* **EXERCISE**
Leaving out every picture, copy the lines of the data exactly, from the first through the line containing "(0,0) rectangle (1153,1036);".

* **DATASET CONTENT**
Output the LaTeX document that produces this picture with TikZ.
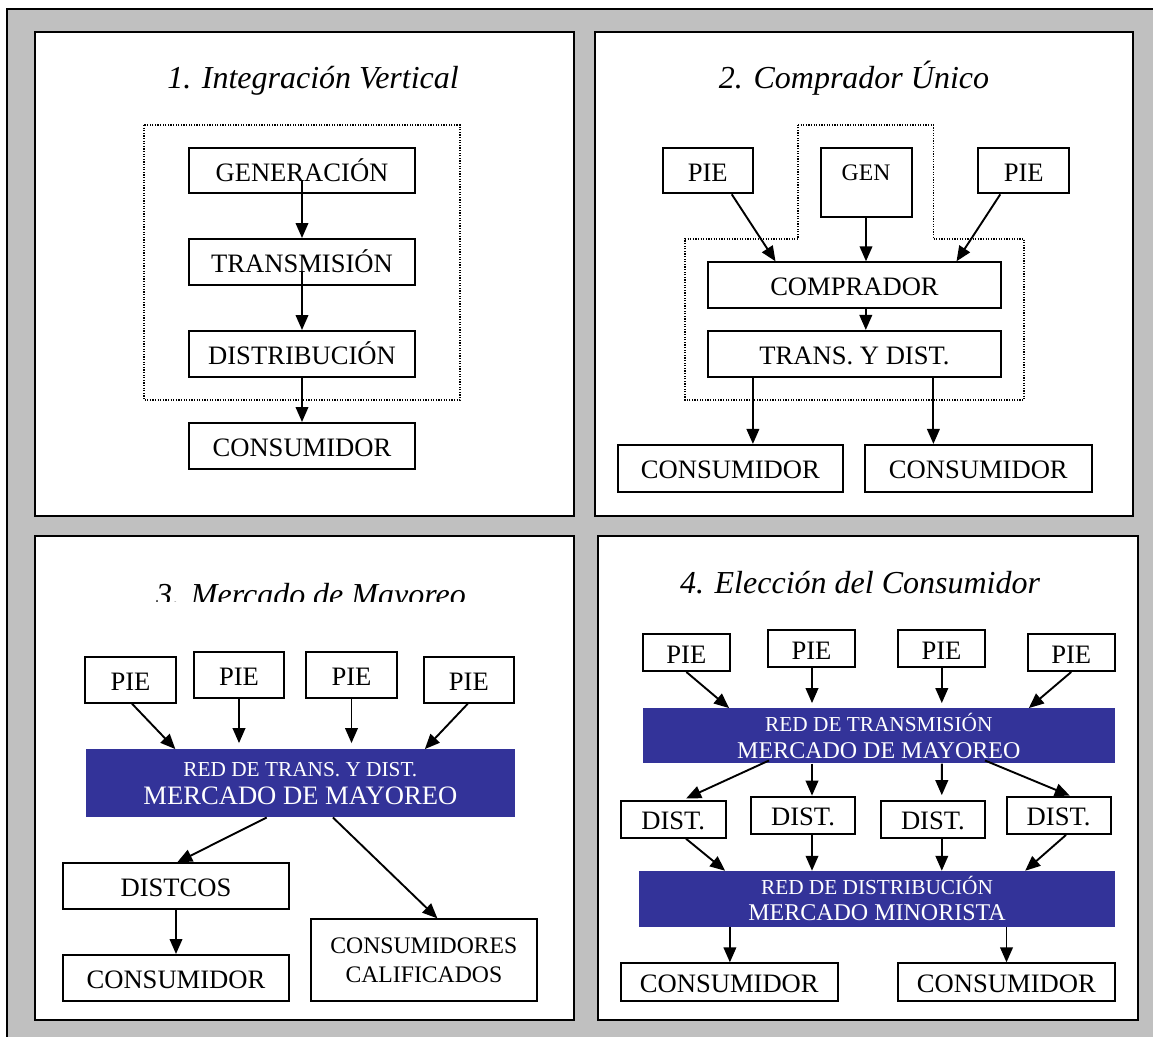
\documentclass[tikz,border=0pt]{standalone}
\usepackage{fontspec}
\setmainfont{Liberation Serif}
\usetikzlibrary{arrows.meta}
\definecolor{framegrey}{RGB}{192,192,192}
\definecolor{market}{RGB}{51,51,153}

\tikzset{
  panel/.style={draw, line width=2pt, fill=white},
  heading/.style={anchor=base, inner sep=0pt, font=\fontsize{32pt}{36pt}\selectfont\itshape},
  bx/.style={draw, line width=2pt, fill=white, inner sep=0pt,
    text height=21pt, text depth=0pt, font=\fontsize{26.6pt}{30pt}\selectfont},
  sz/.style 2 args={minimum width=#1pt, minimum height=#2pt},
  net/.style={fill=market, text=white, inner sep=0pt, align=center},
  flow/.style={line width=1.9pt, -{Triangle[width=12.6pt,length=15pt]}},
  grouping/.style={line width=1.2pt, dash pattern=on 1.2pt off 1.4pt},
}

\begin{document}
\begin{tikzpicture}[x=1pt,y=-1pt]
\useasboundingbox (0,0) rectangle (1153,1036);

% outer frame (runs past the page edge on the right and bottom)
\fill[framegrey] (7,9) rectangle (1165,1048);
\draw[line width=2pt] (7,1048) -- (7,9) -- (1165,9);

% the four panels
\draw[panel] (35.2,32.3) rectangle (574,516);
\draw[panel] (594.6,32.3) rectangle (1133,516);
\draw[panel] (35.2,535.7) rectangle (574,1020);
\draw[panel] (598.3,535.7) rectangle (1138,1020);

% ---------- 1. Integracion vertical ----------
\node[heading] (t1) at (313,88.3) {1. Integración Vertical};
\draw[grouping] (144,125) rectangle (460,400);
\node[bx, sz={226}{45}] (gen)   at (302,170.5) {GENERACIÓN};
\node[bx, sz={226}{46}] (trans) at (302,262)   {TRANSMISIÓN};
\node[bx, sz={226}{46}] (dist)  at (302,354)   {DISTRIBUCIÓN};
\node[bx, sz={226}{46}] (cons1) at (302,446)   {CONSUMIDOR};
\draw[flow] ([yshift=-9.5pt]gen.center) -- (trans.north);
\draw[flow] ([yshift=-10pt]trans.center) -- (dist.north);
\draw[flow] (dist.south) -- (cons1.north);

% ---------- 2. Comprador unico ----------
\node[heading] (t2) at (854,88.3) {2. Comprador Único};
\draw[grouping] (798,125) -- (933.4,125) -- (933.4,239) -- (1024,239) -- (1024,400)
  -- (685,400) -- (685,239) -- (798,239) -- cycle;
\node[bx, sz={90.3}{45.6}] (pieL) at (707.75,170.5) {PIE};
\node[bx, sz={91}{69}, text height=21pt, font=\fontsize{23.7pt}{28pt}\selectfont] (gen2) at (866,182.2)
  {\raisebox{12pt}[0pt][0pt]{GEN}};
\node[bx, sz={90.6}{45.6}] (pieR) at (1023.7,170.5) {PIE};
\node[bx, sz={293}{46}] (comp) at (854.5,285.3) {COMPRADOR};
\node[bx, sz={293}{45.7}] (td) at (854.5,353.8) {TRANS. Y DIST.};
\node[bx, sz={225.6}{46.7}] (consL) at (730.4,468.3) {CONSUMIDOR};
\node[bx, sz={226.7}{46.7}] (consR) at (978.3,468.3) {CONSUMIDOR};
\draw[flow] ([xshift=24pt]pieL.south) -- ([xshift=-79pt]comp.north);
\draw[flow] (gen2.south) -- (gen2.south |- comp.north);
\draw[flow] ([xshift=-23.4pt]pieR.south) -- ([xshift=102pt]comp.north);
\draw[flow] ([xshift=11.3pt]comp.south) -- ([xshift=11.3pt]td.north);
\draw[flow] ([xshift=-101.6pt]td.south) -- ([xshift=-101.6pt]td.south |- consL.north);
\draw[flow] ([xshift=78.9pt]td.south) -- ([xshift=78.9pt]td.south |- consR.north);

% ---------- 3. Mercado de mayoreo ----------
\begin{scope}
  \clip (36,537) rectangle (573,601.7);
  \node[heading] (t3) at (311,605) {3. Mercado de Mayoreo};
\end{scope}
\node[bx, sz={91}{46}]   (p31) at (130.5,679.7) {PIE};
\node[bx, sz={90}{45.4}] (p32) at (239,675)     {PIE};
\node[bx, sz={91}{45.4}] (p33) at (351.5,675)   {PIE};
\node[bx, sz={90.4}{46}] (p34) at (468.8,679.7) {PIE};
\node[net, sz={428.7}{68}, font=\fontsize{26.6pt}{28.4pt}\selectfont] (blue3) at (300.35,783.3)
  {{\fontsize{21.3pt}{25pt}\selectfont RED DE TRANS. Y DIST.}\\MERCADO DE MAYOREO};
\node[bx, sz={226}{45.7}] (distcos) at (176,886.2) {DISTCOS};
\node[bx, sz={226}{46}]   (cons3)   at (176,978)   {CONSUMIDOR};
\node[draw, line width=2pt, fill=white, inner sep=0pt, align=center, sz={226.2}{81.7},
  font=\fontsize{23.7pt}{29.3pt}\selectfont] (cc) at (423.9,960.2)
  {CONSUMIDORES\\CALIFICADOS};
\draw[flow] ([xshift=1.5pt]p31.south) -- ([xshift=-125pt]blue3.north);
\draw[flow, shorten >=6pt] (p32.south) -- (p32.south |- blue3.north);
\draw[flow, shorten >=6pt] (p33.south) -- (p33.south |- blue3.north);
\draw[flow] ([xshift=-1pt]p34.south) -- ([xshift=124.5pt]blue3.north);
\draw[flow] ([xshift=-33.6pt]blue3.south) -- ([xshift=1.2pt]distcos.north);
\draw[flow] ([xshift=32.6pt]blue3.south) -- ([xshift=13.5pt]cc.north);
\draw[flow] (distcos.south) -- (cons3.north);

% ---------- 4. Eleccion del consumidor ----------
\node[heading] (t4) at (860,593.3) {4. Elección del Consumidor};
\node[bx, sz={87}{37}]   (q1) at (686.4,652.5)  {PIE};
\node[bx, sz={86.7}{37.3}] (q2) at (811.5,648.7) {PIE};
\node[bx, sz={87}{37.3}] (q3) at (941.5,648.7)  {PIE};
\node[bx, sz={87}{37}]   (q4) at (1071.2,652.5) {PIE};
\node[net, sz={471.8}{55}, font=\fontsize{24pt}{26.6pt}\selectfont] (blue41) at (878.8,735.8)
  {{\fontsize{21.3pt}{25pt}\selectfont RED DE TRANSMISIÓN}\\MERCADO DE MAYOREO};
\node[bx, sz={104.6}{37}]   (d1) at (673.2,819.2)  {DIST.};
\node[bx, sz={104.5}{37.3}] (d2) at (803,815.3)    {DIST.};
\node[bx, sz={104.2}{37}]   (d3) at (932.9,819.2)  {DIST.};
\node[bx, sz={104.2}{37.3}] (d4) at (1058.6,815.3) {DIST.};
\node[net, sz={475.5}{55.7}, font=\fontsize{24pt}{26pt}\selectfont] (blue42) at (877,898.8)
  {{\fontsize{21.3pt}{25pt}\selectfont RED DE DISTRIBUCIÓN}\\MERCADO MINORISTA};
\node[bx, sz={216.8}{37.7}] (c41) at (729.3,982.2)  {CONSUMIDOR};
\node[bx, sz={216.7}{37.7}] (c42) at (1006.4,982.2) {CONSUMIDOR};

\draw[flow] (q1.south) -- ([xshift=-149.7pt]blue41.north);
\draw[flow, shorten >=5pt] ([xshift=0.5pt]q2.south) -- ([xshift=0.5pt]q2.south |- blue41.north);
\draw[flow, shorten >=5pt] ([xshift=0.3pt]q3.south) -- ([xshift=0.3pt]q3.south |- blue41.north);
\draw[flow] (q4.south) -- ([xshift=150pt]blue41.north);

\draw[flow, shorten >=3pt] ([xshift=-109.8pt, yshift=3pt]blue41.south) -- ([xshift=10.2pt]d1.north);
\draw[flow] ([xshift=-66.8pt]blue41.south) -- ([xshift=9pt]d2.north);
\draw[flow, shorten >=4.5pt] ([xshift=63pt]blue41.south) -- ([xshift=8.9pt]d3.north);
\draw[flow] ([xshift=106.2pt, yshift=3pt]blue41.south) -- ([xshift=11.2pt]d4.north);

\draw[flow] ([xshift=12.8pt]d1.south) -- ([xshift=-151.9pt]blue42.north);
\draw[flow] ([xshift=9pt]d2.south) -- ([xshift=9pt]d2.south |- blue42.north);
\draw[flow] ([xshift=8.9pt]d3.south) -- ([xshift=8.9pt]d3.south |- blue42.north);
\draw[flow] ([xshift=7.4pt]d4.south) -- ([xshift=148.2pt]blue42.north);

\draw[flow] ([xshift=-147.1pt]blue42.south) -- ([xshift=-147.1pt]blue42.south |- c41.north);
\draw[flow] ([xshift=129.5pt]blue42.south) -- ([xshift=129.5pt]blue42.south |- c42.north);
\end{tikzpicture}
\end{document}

* **RESULT OF THE EXERCISE**
Output the LaTeX document that produces this picture with TikZ.
\documentclass[tikz,border=0pt]{standalone}
\usepackage{fontspec}
\setmainfont{Liberation Serif}
\usetikzlibrary{arrows.meta}
\definecolor{framegrey}{RGB}{192,192,192}
\definecolor{market}{RGB}{51,51,153}

\tikzset{
  panel/.style={draw, line width=2pt, fill=white},
  heading/.style={anchor=base, inner sep=0pt, font=\fontsize{32pt}{36pt}\selectfont\itshape},
  bx/.style={draw, line width=2pt, fill=white, inner sep=0pt,
    text height=21pt, text depth=0pt, font=\fontsize{26.6pt}{30pt}\selectfont},
  sz/.style 2 args={minimum width=#1pt, minimum height=#2pt},
  net/.style={fill=market, text=white, inner sep=0pt, align=center},
  flow/.style={line width=1.9pt, -{Triangle[width=12.6pt,length=15pt]}},
  grouping/.style={line width=1.2pt, dash pattern=on 1.2pt off 1.4pt},
}

\begin{document}
\begin{tikzpicture}[x=1pt,y=-1pt]
\useasboundingbox (0,0) rectangle (1153,1036);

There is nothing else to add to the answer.